The I2C bus works this way:

• Master writes out an address.
• Slave takes over the SDA line and pulls it high or low to indicate an ACK or NAK.
• Master writes out a command for reading from an address.
• Again Slave takes over SDA and ACKs the command.
• Master is continuing to pulse SCL while Slave puts out data to SDA.
• After every byte (or word) Master has to take over SDA to confirm the data has been received.

So there is no way to tell the EEPROM to just vomit all its data to a bus without someone actively listening and ACK-ing. Which in turn changes the data on the bus.

---

It might work with 25Cxx EEPROMS.

You would need something different which has a much simpler communication scheme.
An 25Cxx which uses SPI for example, supports reading in a sequence, without constant ACK-ing. You will have to just initialize the read and keep clocking on SCK. No back and forth. The data will be output to MISO in sequence.

But then still you will have to get the timings right. WS2812 are not very forgiving in that regard. That is why most people use libraries that have handcrafted Assembler code in them to get the timinigs right.

And I know what I am talking about as I wrote some myself (not suitable for anyone but me).
https://kwasi-ich.de/blog/2019/11/15/pwm_rider/

Answer 5

setClock(1000) Problem

This is sort of answer material, but it's meant to be supplementary to the other answers that more directly address your question and quite well, I think, though I'm unable to test right now. So if you find this helpful, vote it up, but mark one of the others accepted if this tweak makes it work.

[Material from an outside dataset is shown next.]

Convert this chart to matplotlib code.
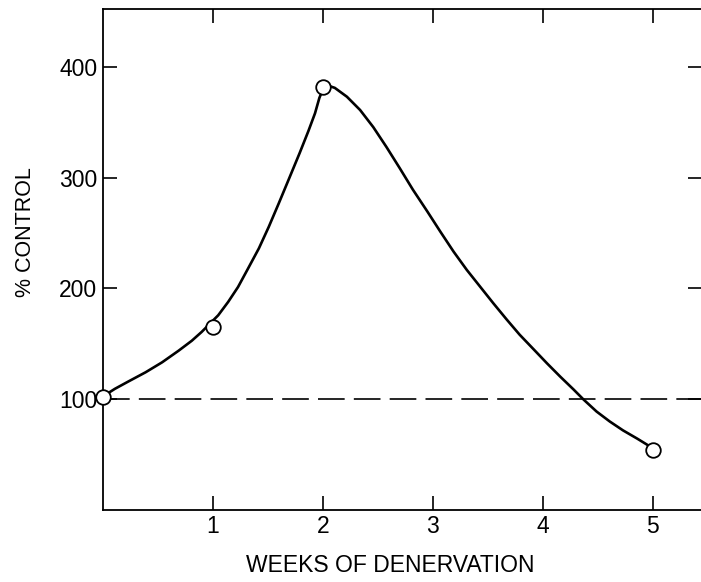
import numpy as np
import matplotlib
matplotlib.use("Agg")
import matplotlib.pyplot as plt

plt.rcParams['font.family'] = ['Liberation Sans', 'DejaVu Sans']

# measured points (open circles)
weeks = [0, 1, 2, 5]
pct_control = [102, 165, 382, 54]

# hand-drawn smooth curve
curve_weeks = [0.0, 0.11, 0.23, 0.39, 0.54, 0.69, 0.81, 0.90, 0.96, 1.01, 1.05, 1.14,
               1.23, 1.32, 1.42, 1.51, 1.60, 1.69, 1.79, 1.87, 1.93, 1.97, 2.02,
               2.11, 2.22, 2.34, 2.46, 2.58, 2.70, 2.82, 2.95, 3.07, 3.19, 3.31,
               3.43, 3.55, 3.67, 3.79, 3.92, 4.04, 4.16, 4.28, 4.37, 4.49, 4.61,
               4.73, 4.86, 4.95, 5.0]
curve_pct = [102, 109, 115.5, 124, 133, 143.5, 152.5, 160.5, 166.5, 171.5, 175.5, 187.5,
             201, 217.5, 236, 255.5, 276.5, 298, 322, 342, 358, 372, 384,
             381, 373, 361, 345.5, 327.5, 308.5, 289, 269.5, 251, 233, 216.5,
             201.5, 186.5, 172, 158, 144.5, 132, 120, 108.5, 99.5, 88.5, 79.5,
             71.5, 64, 58.5, 54]

control_level = 100

x_ticks = [1, 2, 3, 4, 5]
y_ticks = [100, 200, 300, 400]

fig = plt.figure(figsize=(7.01, 5.82), dpi=100)
ax = fig.add_axes([102.7 / 701, 72.5 / 582, 599.5 / 701, 500.2 / 582])

ax.axhline(control_level, color='black', lw=1.2, dashes=(16, 5.5))
ax.plot(curve_weeks, curve_pct, color='black', lw=1.9,
        solid_capstyle='round', solid_joinstyle='round')
ax.plot(weeks, pct_control, linestyle='none', marker='o', ms=10.5,
        mfc='white', mec='black', mew=1.3, zorder=5, clip_on=False)

ax.set_xlim(0, 5.45)
ax.set_ylim(0, 452)
ax.set_xticks(x_ticks)
ax.set_yticks(y_ticks)
ax.tick_params(direction='in', length=10, width=1.2, labelsize=16.5,
               top=True, right=True, pad=4)
for sp in ax.spines.values():
    sp.set_linewidth(1.3)

ax.set_xlabel('WEEKS OF DENERVATION', fontsize=16.5)
ax.xaxis.set_label_coords((390 - 102.7) / 599.5, -0.088)
ax.set_ylabel('% CONTROL', fontsize=15.5)
ax.yaxis.set_label_coords(-0.112, 0.555)

fig.savefig('out.png', dpi=100)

Specifically to address this content in your update:

I have tried to reduce the I2C clock speed to 1khz but unfortunately having no luck.

And your line:

Wire.setClock(1000);

I was curious to know exactly how setClock maps its argument onto the values of clock rate generating parameters in the hardware registers and whether or not 1 kHz might not be too slow for an AVR running at 16 MHz. That is, perhaps the lower bound might be say 50 kHz, at which I'd've suggested a bit-banging I2C library in a comment to your question; however that's not the case.

In investigating this, I found that setClock fails spectacularly to do anything sensible in the AVR Arduino core library if given an argument of below 30304. Requested rates below this figure wind up yielding rates much higher than this owing to how they're calculating the clock rate with the TWI/I2C/"Wire" prescaler (TWPS1 and TWPS0 in TWSR) and the bit-rate register (TWBR).

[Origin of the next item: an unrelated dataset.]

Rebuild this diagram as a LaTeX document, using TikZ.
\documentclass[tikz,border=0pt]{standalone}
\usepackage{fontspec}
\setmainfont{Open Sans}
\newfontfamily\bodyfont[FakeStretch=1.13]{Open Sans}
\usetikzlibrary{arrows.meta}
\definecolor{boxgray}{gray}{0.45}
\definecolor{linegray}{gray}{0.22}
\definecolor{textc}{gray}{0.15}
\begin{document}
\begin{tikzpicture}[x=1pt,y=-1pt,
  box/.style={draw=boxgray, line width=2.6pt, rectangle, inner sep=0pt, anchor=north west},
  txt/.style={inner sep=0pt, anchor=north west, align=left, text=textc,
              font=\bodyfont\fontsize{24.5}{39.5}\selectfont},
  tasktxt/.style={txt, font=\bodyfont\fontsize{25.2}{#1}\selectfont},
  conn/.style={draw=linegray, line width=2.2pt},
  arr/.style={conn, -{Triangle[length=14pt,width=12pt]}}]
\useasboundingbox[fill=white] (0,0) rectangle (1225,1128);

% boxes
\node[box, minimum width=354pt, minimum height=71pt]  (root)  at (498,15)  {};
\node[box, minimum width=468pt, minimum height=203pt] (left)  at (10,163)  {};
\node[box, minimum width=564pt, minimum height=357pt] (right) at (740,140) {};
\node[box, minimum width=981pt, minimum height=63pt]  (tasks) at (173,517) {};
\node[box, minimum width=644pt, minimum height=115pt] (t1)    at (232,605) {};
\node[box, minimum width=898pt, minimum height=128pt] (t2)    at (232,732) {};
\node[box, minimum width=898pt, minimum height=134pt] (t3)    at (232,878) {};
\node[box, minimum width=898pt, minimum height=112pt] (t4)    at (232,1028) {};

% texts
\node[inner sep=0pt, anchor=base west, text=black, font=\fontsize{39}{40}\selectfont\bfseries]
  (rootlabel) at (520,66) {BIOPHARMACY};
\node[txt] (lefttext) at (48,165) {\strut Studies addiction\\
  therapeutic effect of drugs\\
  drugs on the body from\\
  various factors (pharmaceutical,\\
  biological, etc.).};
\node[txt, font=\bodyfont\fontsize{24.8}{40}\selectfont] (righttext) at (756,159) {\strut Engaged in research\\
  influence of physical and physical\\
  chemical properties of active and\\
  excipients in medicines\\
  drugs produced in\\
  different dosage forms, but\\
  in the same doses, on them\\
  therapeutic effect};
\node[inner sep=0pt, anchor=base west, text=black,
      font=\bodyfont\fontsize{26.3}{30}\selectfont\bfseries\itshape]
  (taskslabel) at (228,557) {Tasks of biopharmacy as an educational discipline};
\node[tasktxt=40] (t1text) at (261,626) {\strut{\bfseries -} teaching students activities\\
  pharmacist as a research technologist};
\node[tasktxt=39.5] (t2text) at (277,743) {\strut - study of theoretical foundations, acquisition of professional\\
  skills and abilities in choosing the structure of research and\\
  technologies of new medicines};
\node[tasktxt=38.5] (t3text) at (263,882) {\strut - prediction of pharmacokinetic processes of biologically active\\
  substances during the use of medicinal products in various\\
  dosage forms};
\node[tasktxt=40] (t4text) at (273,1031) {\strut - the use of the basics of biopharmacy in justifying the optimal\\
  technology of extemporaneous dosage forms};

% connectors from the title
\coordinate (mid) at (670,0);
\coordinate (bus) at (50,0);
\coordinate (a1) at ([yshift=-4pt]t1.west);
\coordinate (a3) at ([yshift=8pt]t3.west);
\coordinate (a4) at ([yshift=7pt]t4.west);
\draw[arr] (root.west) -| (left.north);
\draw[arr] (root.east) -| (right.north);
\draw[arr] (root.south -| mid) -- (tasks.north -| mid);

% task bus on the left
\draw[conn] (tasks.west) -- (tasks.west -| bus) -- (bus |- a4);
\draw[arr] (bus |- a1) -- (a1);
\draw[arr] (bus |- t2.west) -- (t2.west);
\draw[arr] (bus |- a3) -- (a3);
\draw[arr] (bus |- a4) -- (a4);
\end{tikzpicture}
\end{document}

I dug in to see what causes setClock to behave poorly for low rates, and there's not a lot to it. The I2C/Wire prescaler is set to divide-by-1 and left that way. setClock calls twi_setFrequency, which calculates TWBR using this expression:

TWBR = ((F_CPU / frequency) - 16) / 2;

At 30304 Hz and above, this generates something within 1% of the desired frequency. Along the x-axis is the requested rate. The y-axis shows the effective rate. Unsurprisingly, roughly linear.

But below 30304 Hz, things go sideways. Values of 30303 or less when fed into that expression try to calculate a TWBR of 256 or greater. But, it's an 8-bit register, so it rolls over. To prevent that a different prescaler would need to be selected. But, it isn't and the following craziness results:

What setClock(1000) is actually doing in your code is setting a rate of 125 kHz; I have verified this on a scope.

Suggestion

You can get an approximation of a 1 kHz clock rate by manually setting the hardware registers yourself, replacing your setClock line with the following:

TWSR |= 0x03; // chose divide-by-64 prescaler
TWBR  = 0x80; // closest to 1 kHz from below at 16 MHz with /64 prescaler.

This should give you a TWI/I2C rate of about 975.61 Hz. In the datasheet for the ATMega328P you'll see this is selecting the divide-by-64 prescaler, and taking 128 ticks of that. You can find the equation in the datasheet, that if you fill these values and your UNO clock rate into, gives the expression 16e6 / (16 + 2 * 0x80 * 64), which gives you the 975.61 figure above. I've verified that it is approximately that on a scope.

Give that a try. See if when you do, whether or not one of the answers doesn't work for you. I expect one will.